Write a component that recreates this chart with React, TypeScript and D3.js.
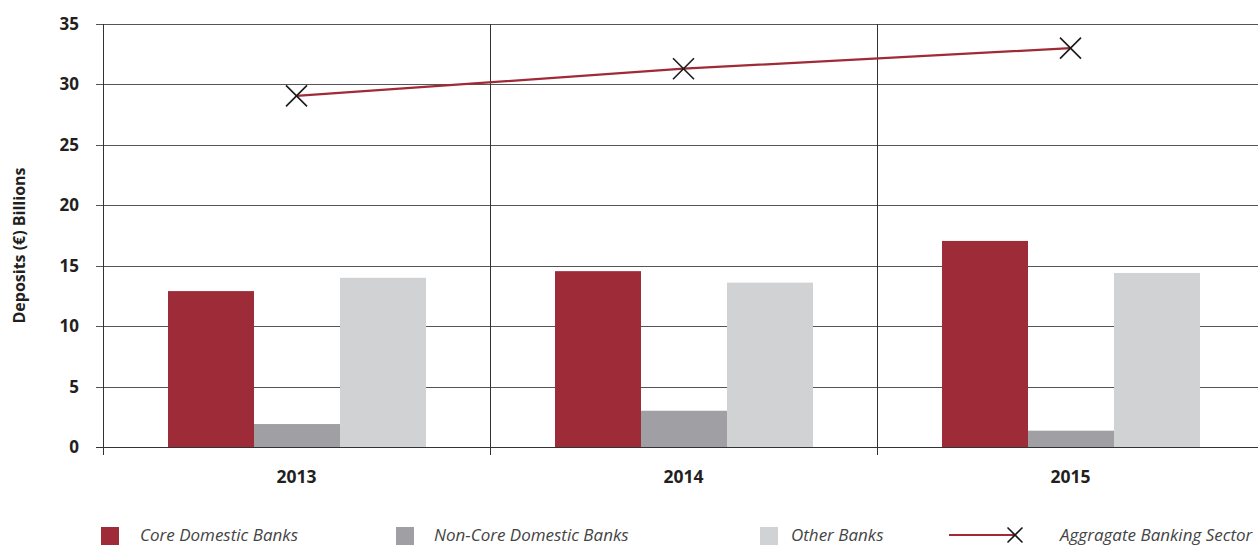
import React from "react";
import * as d3 from "d3";

const years = ["2013", "2014", "2015"];
const series = ["Core Domestic Banks", "Non-Core Domestic Banks", "Other Banks"];
const coreDomestic = [12.9, 14.55, 17.05];
const nonCoreDomestic = [1.9, 3.0, 1.35];
const otherBanks = [14.0, 13.6, 14.4];
const aggregate = [29.05, 31.3, 33.0];
const yTicks = [0, 5, 10, 15, 20, 25, 30, 35];
const lineLabel = "Aggragate Banking Sector";

const colors = ["#9e2b38", "#a0a0a4", "#d1d2d4"];
const lineColor = "#a02a36";

export default function App() {
  const W = 1258, H = 546;
  const left = 103, top = 24, bottom = 447;
  const band = 387;
  const x = d3.scaleBand<string>().domain(years).range([left, left + band * years.length]).paddingInner(0).paddingOuter(0);
  const y = d3.scaleLinear().domain([0, 35]).range([bottom, top]);
  const inner = d3.scaleBand<string>().domain(series).range([65, 65 + 86 * 3]);
  const values = [coreDomestic, nonCoreDomestic, otherBanks];
  const line = d3.line<number>().x((_, i) => (x(years[i]) as number) + band / 2).y((d) => y(d));
  const font = "'Open Sans', 'DejaVu Sans', sans-serif";
  const Cross = ({ cx, cy, s }: { cx: number; cy: number; s: number }) => (
    <g stroke="#1a1a1a" strokeWidth={1.6}>
      <line x1={cx - s} y1={cy - s} x2={cx + s} y2={cy + s} />
      <line x1={cx - s} y1={cy + s} x2={cx + s} y2={cy - s} />
    </g>
  );
  return (
    <svg width={W} height={H} style={{ position: "absolute", left: 0, top: 0 }} fontFamily={font}>
      <rect width={W} height={H} fill="#fff" />
      {yTicks.map((t) => (
        <line key={t} x1={96} x2={W} y1={Math.round(y(t)) + 0.5} y2={Math.round(y(t)) + 0.5} stroke="#555" strokeWidth={1} />
      ))}
      {years.map((yr, i) => {
        const bx = x(yr) as number;
        return (
          <g key={yr}>
            {series.map((s, j) => (
              <rect key={s} x={bx + (inner(s) as number)} width={inner.bandwidth()} y={y(values[j][i])} height={bottom - y(values[j][i])} fill={colors[j]} />
            ))}
            <line x1={Math.round(bx + band) + 0.5} x2={Math.round(bx + band) + 0.5} y1={top} y2={bottom + 8} stroke="#333" />
            <text x={bx + band / 2} y={483} textAnchor="middle" fontWeight="bold" fontSize={17.5} fill="#231f20">{yr}</text>
          </g>
        );
      })}
      <line x1={left + 0.5} x2={left + 0.5} y1={top} y2={bottom + 8} stroke="#333" />
      <line x1={96} x2={W} y1={Math.round(bottom) + 0.5} y2={Math.round(bottom) + 0.5} stroke="#333" />
      {yTicks.map((t) => (
        <text key={t} x={79} y={y(t) + 6} textAnchor="end" fontWeight="bold" fontSize={17} fill="#231f20">{t}</text>
      ))}
      <text transform={`translate(25, ${(top + bottom) / 2 + 10}) rotate(-90)`} textAnchor="middle" fontWeight="bold" fontSize={16} fill="#231f20">Deposits (€) Billions</text>
      <path d={line(aggregate) || ""} fill="none" stroke={lineColor} strokeWidth={2.2} />
      {aggregate.map((v, i) => (
        <Cross key={i} cx={(x(years[i]) as number) + band / 2} cy={y(v)} s={10.5} />
      ))}
      {/* Legend */}
      {series.map((s, j) => {
        const lx = [101, 396, 760][j];
        const tx = [140, 434, 791][j];
        return (
          <g key={s}>
            <rect x={lx} y={527} width={18} height={18} fill={colors[j]} />
            <text x={tx} y={541} fontStyle="italic" fontSize={17} fill="#444">{s}</text>
          </g>
        );
      })}
      <line x1={949} x2={1014} y1={535} y2={535} stroke={lineColor} strokeWidth={2.2} />
      <Cross cx={1015} cy={535} s={7.5} />
      <text x={1060} y={541} fontStyle="italic" fontSize={17} fill="#444">{lineLabel}</text>
    </svg>
  );
}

··········

### STATED PROBLEM
Every line holding "React" should be copied out.

### IN RESPONSE
Write a component that recreates this chart with React, TypeScript and D3.js.
import React from "react";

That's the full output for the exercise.